My daughter comes to me after watching TV:
“Mom, I know what I want to save my money for. A laptop or a cell phone.”
She’s nine years old, and the money she’s talking about is her weekly allowance. As long as I’m her mother, she won’t be fulfilling either desire any time soon, but that doesn’t resolve the problem for me. I perceive it as something far bigger, more menacing and upsetting. Something not right.
Those insidious commercials! Our consumer-driven culture! Our insatiable kids! Those inexhaustible desires! How I want to put an end to them! Specifically, how I want to put an end to hers!

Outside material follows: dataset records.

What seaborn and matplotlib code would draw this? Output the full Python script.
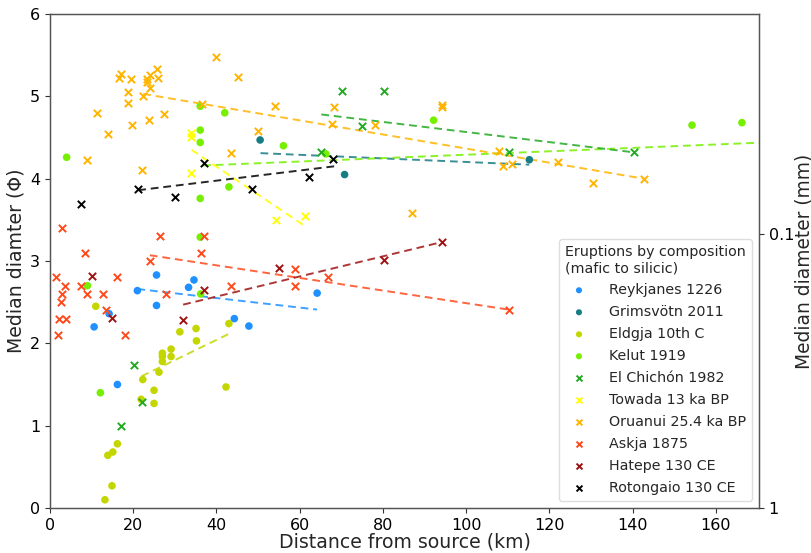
import numpy as np
import pandas as pd
import matplotlib
matplotlib.use("Agg")
import matplotlib.pyplot as plt
import seaborn as sns

sns.set_style("ticks")
plt.rcParams['font.family'] = ['DejaVu Sans']

# ---- data (distance km, median phi) ----
reyk_x = [25.6, 21.0, 34.6, 33.3, 25.6, 14.2, 10.6, 44.3, 47.8, 16.2, 64.2]
reyk_y = [2.83, 2.64, 2.77, 2.68, 2.46, 2.36, 2.20, 2.30, 2.21, 1.50, 2.61]

grim_x = [50.5, 70.8, 115.2]
grim_y = [4.47, 4.05, 4.23]

eldg_x = [11.0, 31.2, 35.1, 35.2, 43.0, 29.1, 27.0, 27.0, 29.1, 27.0, 26.2, 22.3, 42.3,
          25.0, 21.9, 25.0, 16.2, 15.1, 13.9, 14.9, 13.2]
eldg_y = [2.45, 2.14, 2.18, 2.03, 2.24, 1.93, 1.88, 1.84, 1.84, 1.78, 1.65, 1.56, 1.47,
          1.43, 1.32, 1.27, 0.78, 0.68, 0.64, 0.27, 0.10]

kelu_x = [4.0, 36.1, 42.0, 36.1, 36.1, 56.1, 43.0, 36.1, 36.1, 9.0, 36.2, 12.1, 66.3,
          92.2, 154.3, 166.3]
kelu_y = [4.26, 4.88, 4.80, 4.59, 4.44, 4.40, 3.90, 3.76, 3.29, 2.70, 2.60, 1.40, 4.30,
          4.71, 4.65, 4.68]

chic_x = [70.2, 80.2, 75.1, 65.2, 110.2, 140.3, 20.1, 22.1, 17.0]
chic_y = [5.07, 5.07, 4.64, 4.32, 4.32, 4.32, 1.74, 1.29, 1.00]

towa_x = [34.0, 34.0, 34.0, 54.2, 61.2]
towa_y = [4.55, 4.51, 4.07, 3.50, 3.55]

orua_x = [40.0, 17.0, 16.6, 19.5, 25.8, 24.0, 23.4, 26.0, 23.2, 24.0, 18.8, 22.4, 45.3,
          18.8, 36.5, 54.0, 11.2, 27.3, 19.6, 23.7, 14.0, 49.9, 43.5, 9.0, 22.1,
          68.3, 67.7, 78.1, 94.3, 94.3, 108.0, 108.9, 111.0, 122.0, 130.4, 87.0, 142.7]
orua_y = [5.48, 5.27, 5.22, 5.21, 5.33, 5.26, 5.21, 5.22, 5.17, 5.10, 5.05, 5.01, 5.24,
          4.92, 4.91, 4.88, 4.80, 4.78, 4.65, 4.71, 4.54, 4.58, 4.31, 4.23, 4.11,
          4.87, 4.67, 4.65, 4.90, 4.87, 4.34, 4.15, 4.18, 4.20, 3.95, 3.58, 4.00]

askj_x = [3.0, 26.5, 37.1, 8.4, 36.3, 24.0, 1.4, 16.0, 3.5, 7.4, 8.8, 3.0, 12.7, 27.8,
          43.5, 2.6, 13.4, 2.2, 3.8, 1.9, 18.0, 58.8, 58.8, 66.7, 110.2]
askj_y = [3.40, 3.30, 3.30, 3.10, 3.10, 3.00, 2.80, 2.80, 2.70, 2.70, 2.60, 2.60, 2.60, 2.60,
          2.70, 2.50, 2.40, 2.30, 2.30, 2.10, 2.10, 2.90, 2.70, 2.80, 2.41]

hate_x = [10.0, 15.0, 32.0, 37.0, 55.0, 80.2, 94.2]
hate_y = [2.82, 2.31, 2.28, 2.65, 2.92, 3.01, 3.23]

roto_x = [7.5, 21.2, 30.1, 37.0, 48.6, 62.2, 68.1]
roto_y = [3.69, 3.87, 3.78, 4.19, 3.88, 4.02, 4.24]

names = ["Reykjanes 1226", "Grimsvötn 2011", "Eldgja 10th C", "Kelut 1919",
         "El Chichón 1982", "Towada 13 ka BP", "Oruanui 25.4 ka BP", "Askja 1875",
         "Hatepe 130 CE", "Rotongaio 130 CE"]
xs = [reyk_x, grim_x, eldg_x, kelu_x, chic_x, towa_x, orua_x, askj_x, hate_x, roto_x]
ys = [reyk_y, grim_y, eldg_y, kelu_y, chic_y, towa_y, orua_y, askj_y, hate_y, roto_y]

# trend lines (start/end distance, start/end phi)
trend_x0 = [21.0, 50.6, 22.0, 36.8, 65.2, 34.0, 22.4, 24.0, 32.0, 21.2]
trend_x1 = [64.2, 115.2, 43.2, 172.0, 140.3, 60.8, 142.7, 110.2, 94.2, 68.3]
trend_y0 = [2.66, 4.31, 1.60, 4.16, 4.78, 4.35, 5.03, 3.07, 2.47, 3.86]
trend_y1 = [2.41, 4.17, 2.12, 4.44, 4.32, 3.44, 4.00, 2.41, 3.23, 4.15]

right_ticks_mm = [1, 0.1]

# ---- styles ----
colors = ["#1e90ff", "#177d84", "#c4d600", "#76f000", "#22aa22", "#ffff00",
          "#ffb400", "#ff4a1c", "#a01212", "#000000"]
markers = ["o", "o", "o", "o", "x", "x", "x", "x", "x", "x"]

fig = plt.figure(figsize=(8.12, 5.53), dpi=100)
ax = fig.add_axes([50/812, 1-508/553, (759-50)/812, (508-14)/553])

for name, x, y, c, m in zip(names, xs, ys, colors, markers):
    df = pd.DataFrame({"d": x, "phi": y})
    if m == "o":
        sns.scatterplot(data=df, x="d", y="phi", ax=ax, color=c, marker="o", s=30,
                        edgecolor="none", label=name, zorder=3)
    else:
        sns.scatterplot(data=df, x="d", y="phi", ax=ax, color=c, marker="x", s=28,
                        linewidth=1.4, label=name, zorder=3)

for i in range(len(names)):
    tdf = pd.DataFrame({"d": [trend_x0[i], trend_x1[i]], "phi": [trend_y0[i], trend_y1[i]]})
    sns.lineplot(data=tdf, x="d", y="phi", ax=ax, color=colors[i], linestyle=(0, (4, 2.5)),
                 linewidth=1.4, alpha=0.85, zorder=2, legend=False)

ax.set_xlim(0, 170.4)
ax.set_ylim(0, 6)
ax.set_xticks(range(0, 161, 20))
ax.set_yticks(range(0, 7))
ax.set_xlabel("Distance from source (km)", fontsize=13.6, labelpad=0)
ax.set_ylabel("Median diamter (Φ)", fontsize=13.6, labelpad=3)
ax.tick_params(labelsize=11.5, length=3.5, width=0.8, colors="#333333", labelcolor="black")
for s in ax.spines.values():
    s.set_color("#555555")
    s.set_linewidth(1.0)

ax2 = ax.twinx()
ax2.set_ylim(0, 6)
ax2.set_yticks([-np.log2(v) for v in right_ticks_mm])
ax2.set_yticklabels([f"{v:g}" for v in right_ticks_mm])
ax2.set_ylabel("Median diameter (mm)", fontsize=13.4, labelpad=0)
ax2.tick_params(labelsize=11.5, length=3.5, width=0.8, colors="#333333", labelcolor="black")
for s in ax2.spines.values():
    s.set_color("#555555")

handles, labels = ax.get_legend_handles_labels()
leg = ax.legend(handles, labels, title="Eruptions by composition\n(mafic to silicic)",
                loc="lower right", fontsize=10.3, title_fontsize=10.3, markerscale=0.8,
                frameon=True, framealpha=1, edgecolor="#dddddd", borderpad=0.4,
                handletextpad=1.1, labelspacing=0.56)
leg._legend_box.align = "left"

fig.savefig("out.png", dpi=100)
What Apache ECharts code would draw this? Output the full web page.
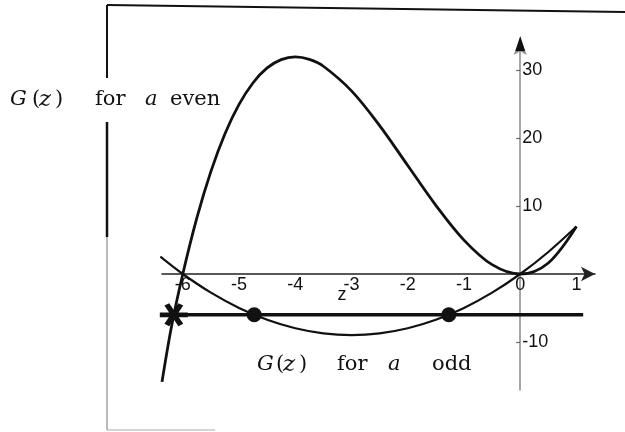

Or so we chant in the Four Bodhisattva Vows:
Desires are inexhaustible
I vow to put an end to them
What exactly do we mean by that? Have no desires? Want nothing? Is that what we really want? After all, it is desire that brings us to the dharma, desire for truth, and desire that brings us back to practice again and again.
My teacher Nyogen Roshi recounts a comment once made by Maezumi Roshi in response to a student who professed to having no desires.
“Your practice is wrong!” Maezumi replied.
Desire is not the problem, he went on. Attachment to desire is the problem. The clinging to what we like and the rejecting of what we don’t. We fool ourselves if we think our task is to have no desires. Our practice is to overcome ego-driven clinging and aversion, self-serving notions of right and wrong, good and bad, self and other. This is an altogether more subtle and thorough endeavor! How do we do that when we’re earnestly striving to raise our children the right way?
“Don’t pick it up if you can’t put it down,” Maezumi would advise.
Like all transiting tides, there is a shift in popular parenting advice these days. What you might think of as “good parenting” has been eclipsed by confessional “bad parenting.” The philosophy of “more parenting” is being disavowed by the champions of “less parenting.” Take care of yourself first, these experts say, and your child will turn out better.
When we merely switch our hold from one side of the pendulum to the other have we switched anything? When we merely exchange grasping with rejecting aren’t we still swinging on a vine? Lisa Belkin of The New York Times knew it when she wondered the same: “Is the apparent decline of overparenting (and its corollaries: feelings of competition and inadequacy) actually the same obsession donning a new disguise?”
Yes it is, Lisa, and the obsession is our desire to be right, no matter what the philosophy is called.
I’m uplifted when the mainstream media, typically buffeted by dueling opinions, comes within an eyelash of seeing the truth of the dharma. Now, come closer! There is no right way to parent, only a right now way.
My daughter and I turn off the TV. Our conversation changes. Momentarily, desire finds its own end, as it always does: momentarily after momentarily. The question is, am I satisfied with just this moment?
“Be greedy for the Dharma!” Maezumi said, and so I swallow it whole.